Conclusion: While it is not quite at our price, natural gas is broken from a quantitative perspective and negative fundamentals continue to build and loom.
While I was out on vacation last week, the research machine at Hedgeye continued to grind forward. Our Energy Sector Head (who is launching next month) Lou Gagliardi, continued to hit the team with updates from the global oil patch. Lou forgets more about the energy industry in a day than most of us will ever know, so his thoughts are always insightful and worth reading. I’ve borrowed from his notes to outline our key negative fundamental case for natural gas in the report below. In summary, the bearish case is threefold: growing inventory, accelerating production, and likelihood of a future step down in future demand.
Production – Over the past five years in the United States the advancement of drilling technology has allowed domestic gas producers to dramatically ramp up production due to the ability to access more diverse natural gas basins, in particular shale areas. As a result of this advancement in technology, we have seen a step up in the amount of natural gas produced in the domestic United States. Both 2008 and 2009 showed domestic production levels of north of 20 million Mcf for the full year. The last time we saw this type of production was in 1974! As a result of technology and massive shale development, we are in a new paradigm of natural gas production in the U.S., which will serve to keep a lid on the upside to the price of the commodity. We have highlighted this point in the chart immediately below, which shows monthly production going back to 1997.
Looking forward production growth is also poised to accelerate in the U.S. based on rig count. Since March 5, 2010, rig count has been growing on a year-over-year basis. In fact, since the second week of July, rig count in the U.S. has been up more than 40% versus last year every week and currently there are 985 natural gas rigs operating in the U.S. The more drilling that occurs, the more that future production will grow.
Inventory – Natural gas stocks closed this week at 3,012 Bcf, which surpassed the 3,000 Bcf mark for the first time since January 1, 2010. While we are heading into the period in which there are seasonal builds of natural gas, storage levels remain at the high end of their 5-year range. The five year maximum for the most recently reported week is 3,142 Bcf, the five year minimum is 2,816, and the average for that period is 2,816. Currently, inventory in the U.S. is sitting at 7% above its 5-year average, and just 4% below the maximum.

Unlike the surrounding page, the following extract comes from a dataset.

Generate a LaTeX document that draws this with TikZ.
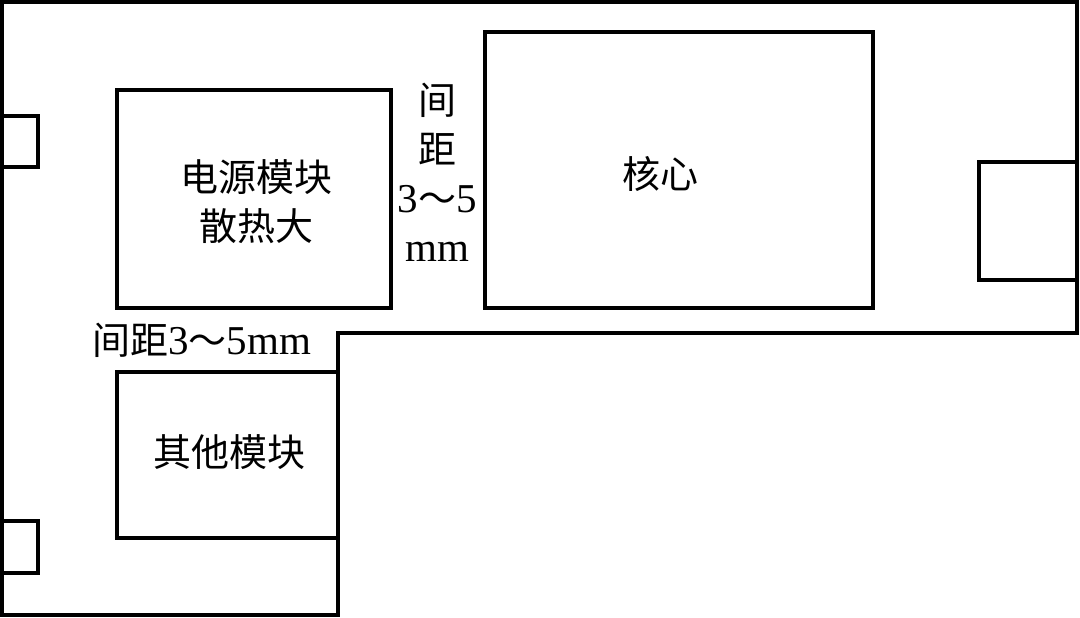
\documentclass[tikz,border=0pt]{standalone}
\usepackage{fontspec}
\setmainfont{Liberation Serif}
\newfontfamily\cjk{Noto Sans CJK SC}
\newcommand{\latn}[1]{{\fontsize{41}{49}\selectfont\rmfamily #1}}
\begin{document}
\begin{tikzpicture}[x=1pt,y=-1pt,
  wall/.style={line width=3.8pt,line join=miter},
  box/.style={draw,line width=3.8pt,inner sep=0pt,outer sep=0pt},
  lbl/.style={inner sep=0pt,font=\fontsize{38}{49}\selectfont\cjk,align=center}]
\useasboundingbox (0,0) rectangle (1080,618);
% outline of the board
\draw[wall] (2,2) -- (1077,2) -- (1077,333) -- (338,333) -- (338,615) -- (2,615) -- cycle;
% boxes
\node[box,minimum width=274pt,minimum height=218pt] (power) at (254,199) {};
\node[box,minimum width=388pt,minimum height=276pt] (core) at (679,170) {};
\node[box,minimum width=221pt,minimum height=166pt] (other) at (227.5,455) {};
\node[box,minimum width=98pt,minimum height=118pt] (conR) at (1028,221) {};
\node[box,minimum width=36pt,minimum height=51pt] (conL1) at (20,141.5) {};
\node[box,minimum width=36pt,minimum height=52pt] (conL2) at (20,547) {};
% texts
\node[lbl] (tp) at (256,202) {电源模块\\散热大};
\node[lbl] (tc) at (660,174) {核心};
\node[lbl] (to) at (229,452) {其他模块};
\node[lbl] (tg1) at (437,172) {间\\距\\\latn{3}～\latn{5}\\\latn{mm}};
\node[lbl,anchor=west] (tg2) at (92,340) {间距\latn{3}～\latn{5mm}};
\end{tikzpicture}
\end{document}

The maximum levels of natural gas in storage occurred last year. In fact, on August 31, 2009, natural gas hit a record for August of 3,352 Bcf in storage, but currently levels are slowly inching towards those levels. Interestingly, despite the fact the inventory levels are nearing 2009 record levels and production is poised to accelerate given rig activity, the price of natural gas is well above levels of 2009. In fact, the September 2010 contract is currently priced about 49% higher than the expiration price of $2.84/MMBtu for the September 2009 contract.
Demand – Given that natural gas is a domestic based commodity, it is primarily driven by economic growth within the United States (and also coal prices which lead to switching in power plants). As we have aggressively been articulating, we believe the U.S. economy is poised to slow sequentially, which will be negative for energy consumption. Slow growth in the U.S. has a negative impact on natural gas price. In fact, as we wrote on August 11th, 2010:
“We also took a quick look at the returns of natural gas, the commodity which is priced domestically and most directly impacted by U.S. economic growth. Not surprisingly, the results were very similar. For this analysis we were only able to look at the past 10-years of data, but in the four years with the highest GDP growth in that period the average year-over-year price gain for natural gas was +16.8%, while in the four years with the lowest GDP growth prices declined an average of (-3.4%) year-over-year.”
The statistic above is likely not surprising given that more than 1/3rd of natural gas use in the United States is used for industrial purposes, which are highly dependent on economic growth.
In the chart below, we’ve highlighted a price chart of natural gas with its TREND line at $4.49 as of the open today. While we aren’t short currently, given the negative fundamental backdrop and bearish quantitative set up, we will likely be looking to short at, or around, that level.